4.4 Recursive visualization

  • Draw spirals recursively using turtle module
from turtle import *

myTurtle = Turtle()
myWin = myTurtle.getscreen()

def drawSpiral(myTurtle,lineLen):
    if lineLen > 0:
        myTurtle.forward(lineLen)
        myTurtle.right(90)
        drawSpiral(myTurtle,lineLen - 5)

drawSpiral(myTurtle,100)
myWin.exitemclick()
  • draw fractal tree
from turtle import *

myTurtle = Turtle()
myWin = myTurtle.getscreen()

def tree(branchLen,t):
    if branchLen > 5:
        myTurtle.forward(branchLen)
        myTurtle.right(20)
        tree(branchLen - 15,myTurtle)
        myTurtle.left(40)
        tree(branchLen - 10,myTurtle)
        myTurtle.right(20)
        myTurtle.backward(branchLen)

myTurtle.left(90)
myTurtle.up()
myTurtle.backward(300)
myTurtle.down()

myTurtle.color("green")
tree(110,myTurtle)
myWin.exitonclick()
  • Draw the Sierpinski triangle
from turtle import *

def drawTriangle(points,color,myTurtle):
    myTurtle.fillcolor(color)
    myTurtle.up()
    myTurtle.goto(points[0])
    myTurtle.down()
    myTurtle.begin_fill()
    myTurtle.goto(points[1])
    myTurtle.goto(points[2])
    myTurtle.goto(points[0])
    myTurtle.end_fill()

def getMid(p1,p2):
    return ((p1[0] + p2[0]) / 2, (p1[1] + p2[1]) / 2)

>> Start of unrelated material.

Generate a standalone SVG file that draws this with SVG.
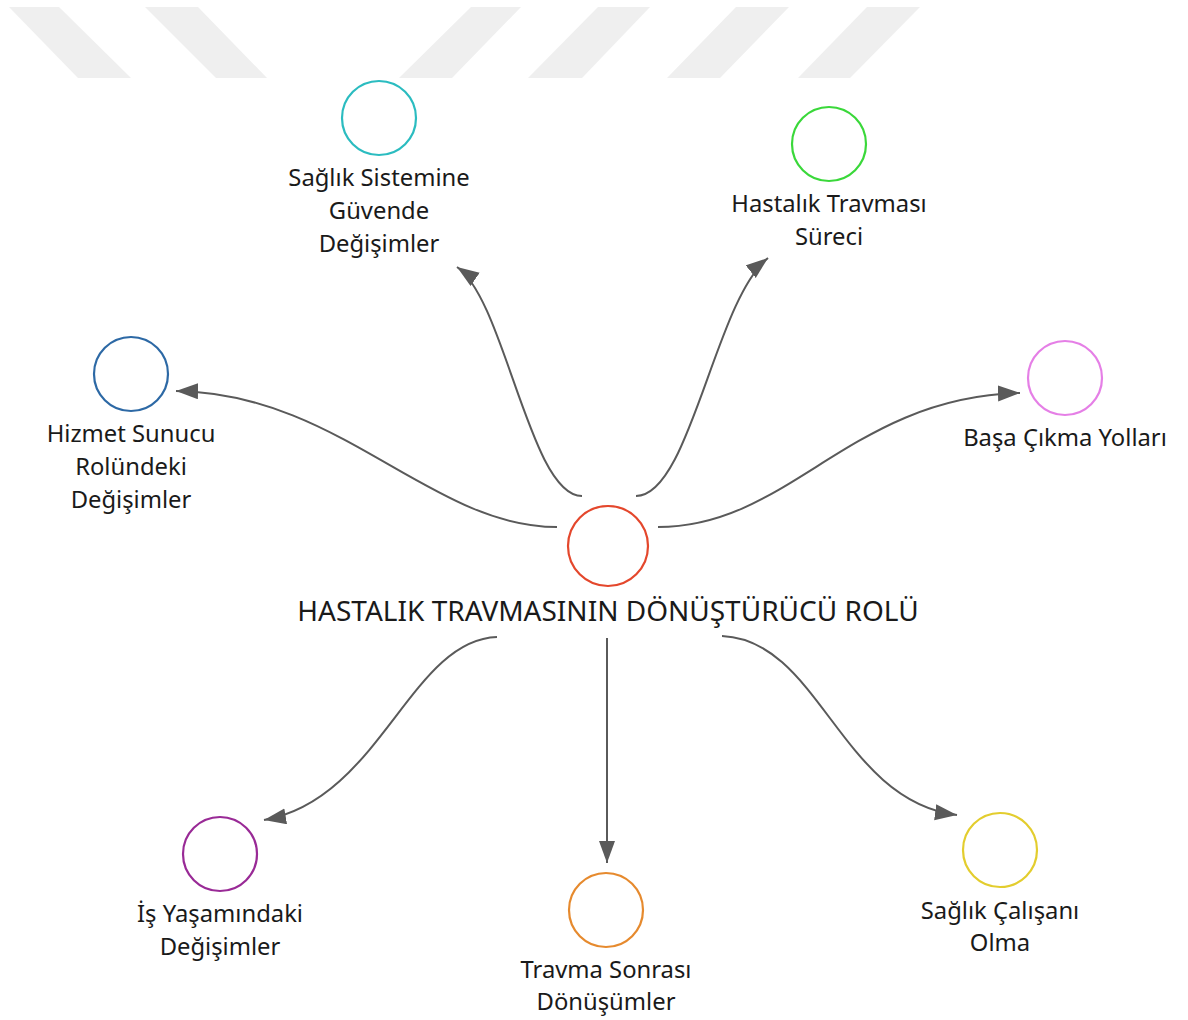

def sierpinski(points , degree , myTurtle):
    colormap = ["blue","red","green","white","yellow","violet","orange"]

    drawTriangle(points,colormap[degree],myTurtle)
    if degree > 0:
        sierpinski([points[0],
                   getMid(points[0],points[1]),
                   getMid(points[0],points[2],)],
                   degree - 1,
                   myTurtle
                   )
        sierpinski([points[1],
                    getMid(points[0], points[1]),
                    getMid(points[1], points[2], )],
                   degree - 1,
                   myTurtle
                   )
        sierpinski([points[2],
                    getMid(points[2], points[1]),
                    getMid(points[0], points[2], )],
                   degree - 1,
                   myTurtle
                   )
myTurtle = Turtle()
myWin = myTurtle.getscreen()
myPoints = [(-500,-250),(0,500),(500,-250)]
sierpinski(myPoints,5,myTurtle)
myWin.exitonclick()

4.5 Complex recursion problems

  • Tower of Hanoi

Solving the Tower of Hanoi problem with Python

def moveDisk(fromPole, toPole):
    print("Moving disk from %d to %d" % (fromPole,toPole))

def moveTower(height , fromPole , toPole , withPole):
    if height >= 1:
        moveTower(height - 1,fromPole,withPole,toPole)
        moveDisk(fromPole,toPole)
        moveTower(height - 1,withPole,toPole,fromPole)

if __name__ == '__main__':
    plate = 5
    moveTower(5,1,3,2)

4.6 Exploring the maze

Recursive solution

4.7 Dynamic Programming

Classic problem: changing coins

Suppose a vending machine manufacturer wants to give out the fewest coins per transaction.

A customer uses a one dollar bill to buy an item worth 37 cents. How many coins do you need to give to the customer?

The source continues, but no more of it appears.